Suffolk County District Attorney Rachael Rollins released a list of 136 police officers on Friday night that her office said have been accused of lying, corruption, or misconduct, and whose credibility may be undermined in court.
The database, called the Law Enforcement Automatic Discovery, or LEAD, database, includes current and former officers from the Massachusetts State Police, Boston Police, and Transit Police, as well as Chelsea and Revere. There is one IRS officer and one Special Police Officer.
The list is a revision and expansion of an existing database of officers with credibility issues maintained by previous District Attorney Daniel F. Conley, which had fewer than 20 names.
“The LEAD database will help us ensure that the legal process works and people charged with crimes by our office receive all of the information they are entitled to in order to properly defend themselves,” Rollins said in a statement released Friday night.
“If testimony provided by prosecution witnesses is suspect, then the criminal legal system itself is suspect. All of us in law enforcement must be beyond reproach, because what we do impacts matters of life, death, and freedom for the general public.”

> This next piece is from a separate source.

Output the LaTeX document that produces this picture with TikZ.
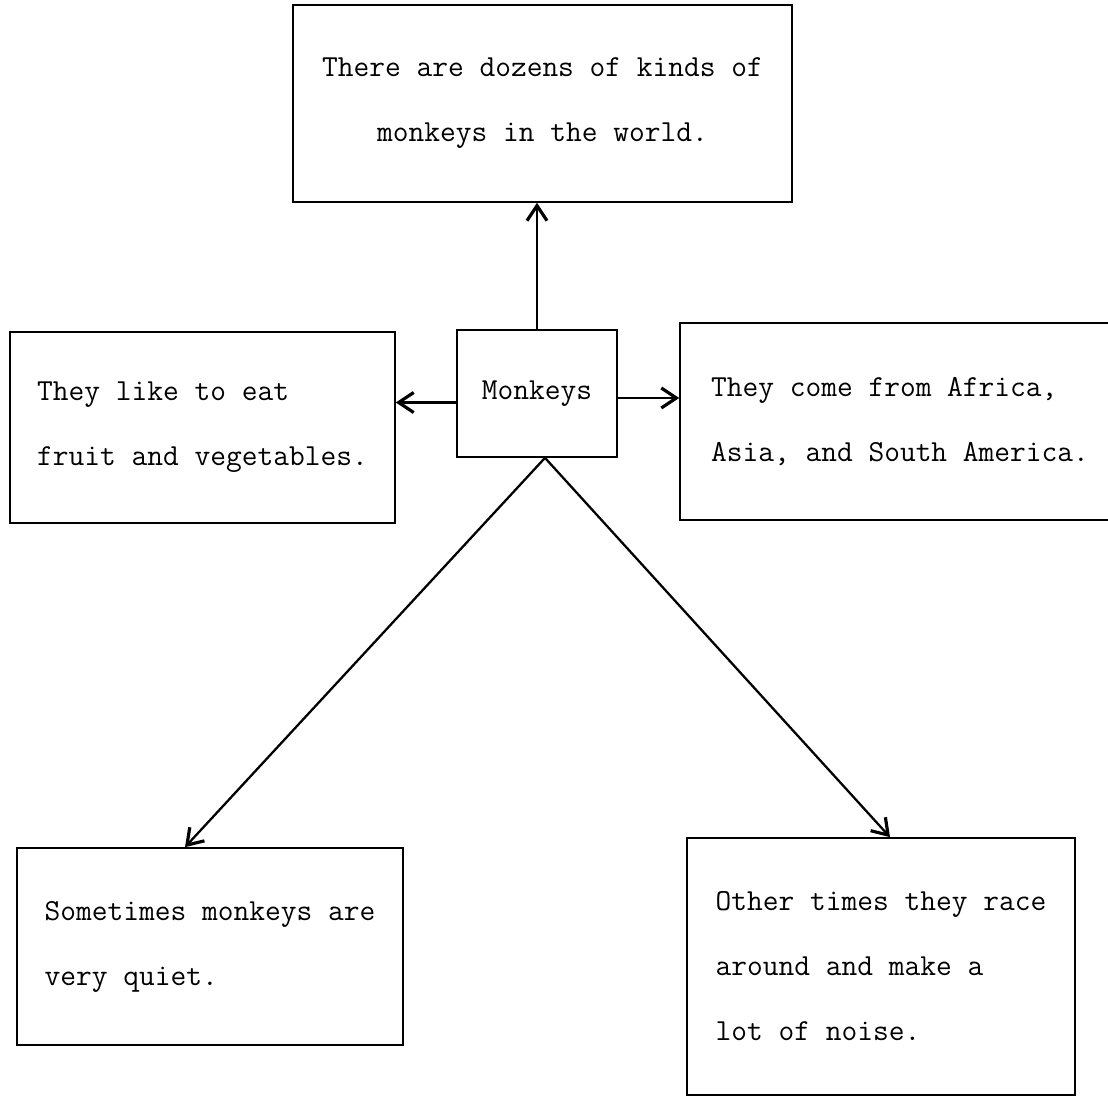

Under the 1963 Supreme Court decision in Brady v. Maryland, prosecutors must turn over evidence favorable to a defendant, including material that may undermine the credibility of a prosecution witness, such as a police officer.
Many prosecutors' offices keep lists of officers found to have engaged in misconduct in case they are needed at trial.
Matthew Brelis, a spokesman for Rollins, said her office would make decisions on whether to call officers or consider their evidence on a case-by-case basis.
Rollins’s office is working with defense attorneys to determine whether officers in the new LEAD database have been testifying without anyone being aware of their issues.
The database will be updated regularly, Brelis said. Officers can be added for several reasons: an investigation or prosecution for criminal conduct in any jurisdiction; an investigation in any jurisdiction into discriminatory or defamatory actions targeting a protected category or class; an investigation in any jurisdiction, including by a law enforcement agency’s internal affairs or anti-corruption unit, that casts doubt upon their truthfulness or integrity; or a finding by a judge, review board, or oversight entity that an officer is not credible.
Brelis was not able to provide information Friday night about how the database was compiled. In many cases, the district attorney cited Boston Globe articles and information requests as the basis for officers' inclusion. Of the 136 names in the database, 126 were added on Friday.
Brelis said it was not clear how complete the database is, but said Rollins believes “the overwhelming majority of law enforcement officers and employees in Suffolk County are dedicated and compassionate professionals who provide exemplary service to the communities they serve.”
The database contains 70 State Police troopers, 54 Boston police officers, 5 Transit police officers, 3 Revere police officers, and 2 Chelsea police officers.
A Boston Police spokesman was not able to immediately comment because the database was released at 9 p.m. Friday during a large protest downtown.
A spokesperson for the city of Boston was also not able to immediately comment. Spokespeople for the other police departments were not immediately able to be reached.
Rollins, who took office in January 2019 after running on a platform of criminal justice reform, has clashed repeatedly with police and other state law enforcement officials.
She has instructed prosecutors in her office not to prosecute certain low-level crimes, decried racial disparities in the criminal justice system, and called for greater scrutiny and oversight of police.
Her release of the LEAD database comes amid a national reckoning on policing and racial justice, sparked by the death of George Floyd at the hands of Minneapolis police, and as the Boston Police Reform Task Force prepares a final report on on ways to build better accountability and transparency in the department.
Rollins previously resisted releasing the database. The Globe filed two public records requests, one last fall and another in June, requesting the list, but her office refused until the state’s Supervisor of Records ordered her office to respond.
Legal advocates said the release of the database was an important step towards ensuring defendants' rights are protected.
“Police officers are paid to be observers, and then to testify truthfully as witnesses in prosecutions," said Randy Gioia, Deputy Chief Counsel for the Public Defender Division of CPCS. “That’s what they’re required to do, and when they’re dishonest they undermine the core of our criminal justice system and it taints the integrity of the good police officers, the honest ones.”
Gioia said that prosecutors should not call officers with credibility problems to testify in the first place.
“There has to be a bright line rule,” he said.